* _The problem_: All of the material should be reproduced exactly, with pictures left out.

* _Data lines_:
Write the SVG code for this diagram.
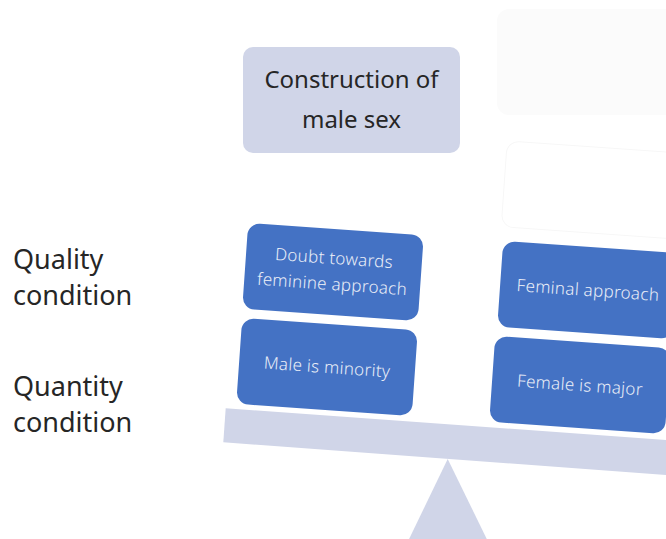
<svg xmlns="http://www.w3.org/2000/svg" width="666" height="539" viewBox="0 0 666 539">
  <style>
    .label { font-family: "Noto Sans", "Liberation Sans", sans-serif; font-size: 27px; fill: #262626; }
    .title { font-family: "Noto Sans", "Liberation Sans", sans-serif; font-size: 24px; fill: #262626; text-anchor: middle; }
    .box { fill: #4472c4; }
    .box-text { font-family: "Noto Sans", "Liberation Sans", sans-serif; font-size: 17px; font-weight: 300; fill: #e9edf7; text-anchor: middle; letter-spacing: 0.3px; }
    .scale { fill: #d0d5e8; }
  </style>
  <defs>
    <rect id="weight" x="-88" y="-43" width="176" height="86" rx="12" ry="12"/>
  </defs>

  <rect width="666" height="539" fill="#ffffff"/>

  <!-- faint placeholder shapes -->
  <rect x="497" y="9" width="190" height="106" rx="12" fill="#fbfbfb"/>
  <rect x="-88" y="-43" width="176" height="86" rx="12" fill="none" stroke="#f7f7f7" stroke-width="1" transform="translate(592 190) rotate(4)"/>

  <!-- title -->
  <g id="title">
    <rect x="243" y="47" width="217" height="106" rx="10" class="scale"/>
    <text class="title" x="351.5" y="88">Construction of</text>
    <text class="title" x="351.5" y="128">male sex</text>
  </g>

  <!-- row labels -->
  <g id="quality-label">
    <text class="label" x="13" y="269">Quality</text>
    <text class="label" x="13" y="305">condition</text>
  </g>
  <g id="quantity-label">
    <text class="label" x="13" y="396">Quantity</text>
    <text class="label" x="13" y="432">condition</text>
  </g>

  <!-- balance: fulcrum and beam -->
  <g id="balance">
    <polygon class="scale" points="447.7,459 398,562 498,562"/>
    <polygon class="scale" points="225.7,408.3 680,441 680,476 223.3,442.3"/>
  </g>

  <!-- weights on the left pan -->
  <g id="doubt-feminine" transform="translate(333 272) rotate(4)">
    <use href="#weight" class="box"/>
    <text class="box-text" y="-8">Doubt towards</text>
    <text class="box-text" y="18">feminine approach</text>
  </g>
  <g id="male-minority" transform="translate(327 367) rotate(4)">
    <use href="#weight" class="box"/>
    <text class="box-text" y="6">Male is minority</text>
  </g>

  <!-- weights on the right pan -->
  <g id="feminal-approach" transform="translate(588 290) rotate(4)">
    <use href="#weight" class="box"/>
    <text class="box-text" y="6">Feminal approach</text>
  </g>
  <g id="female-major" transform="translate(580 385) rotate(4)">
    <use href="#weight" class="box"/>
    <text class="box-text" y="6">Female is major</text>
  </g>
</svg>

* _Task solution_:
Write the SVG code for this diagram.
<svg xmlns="http://www.w3.org/2000/svg" width="666" height="539" viewBox="0 0 666 539">
  <style>
    .label { font-family: "Noto Sans", "Liberation Sans", sans-serif; font-size: 27px; fill: #262626; }
    .title { font-family: "Noto Sans", "Liberation Sans", sans-serif; font-size: 24px; fill: #262626; text-anchor: middle; }
    .box { fill: #4472c4; }
    .box-text { font-family: "Noto Sans", "Liberation Sans", sans-serif; font-size: 17px; font-weight: 300; fill: #e9edf7; text-anchor: middle; letter-spacing: 0.3px; }
    .scale { fill: #d0d5e8; }
  </style>
  <defs>
    <rect id="weight" x="-88" y="-43" width="176" height="86" rx="12" ry="12"/>
  </defs>

  <rect width="666" height="539" fill="#ffffff"/>

  <!-- faint placeholder shapes -->
  <rect x="497" y="9" width="190" height="106" rx="12" fill="#fbfbfb"/>
  <rect x="-88" y="-43" width="176" height="86" rx="12" fill="none" stroke="#f7f7f7" stroke-width="1" transform="translate(592 190) rotate(4)"/>

  <!-- title -->
  <g id="title">
    <rect x="243" y="47" width="217" height="106" rx="10" class="scale"/>
    <text class="title" x="351.5" y="88">Construction of</text>
    <text class="title" x="351.5" y="128">male sex</text>
  </g>

  <!-- row labels -->
  <g id="quality-label">
    <text class="label" x="13" y="269">Quality</text>
    <text class="label" x="13" y="305">condition</text>
  </g>
  <g id="quantity-label">
    <text class="label" x="13" y="396">Quantity</text>
    <text class="label" x="13" y="432">condition</text>
  </g>

  <!-- balance: fulcrum and beam -->
  <g id="balance">
    <polygon class="scale" points="447.7,459 398,562 498,562"/>
    <polygon class="scale" points="225.7,408.3 680,441 680,476 223.3,442.3"/>
  </g>

  <!-- weights on the left pan -->
  <g id="doubt-feminine" transform="translate(333 272) rotate(4)">
    <use href="#weight" class="box"/>
    <text class="box-text" y="-8">Doubt towards</text>
    <text class="box-text" y="18">feminine approach</text>
  </g>
  <g id="male-minority" transform="translate(327 367) rotate(4)">
    <use href="#weight" class="box"/>
    <text class="box-text" y="6">Male is minority</text>
  </g>

  <!-- weights on the right pan -->
  <g id="feminal-approach" transform="translate(588 290) rotate(4)">
    <use href="#weight" class="box"/>
    <text class="box-text" y="6">Feminal approach</text>
  </g>
  <g id="female-major" transform="translate(580 385) rotate(4)">
    <use href="#weight" class="box"/>
    <text class="box-text" y="6">Female is major</text>
  </g>
</svg>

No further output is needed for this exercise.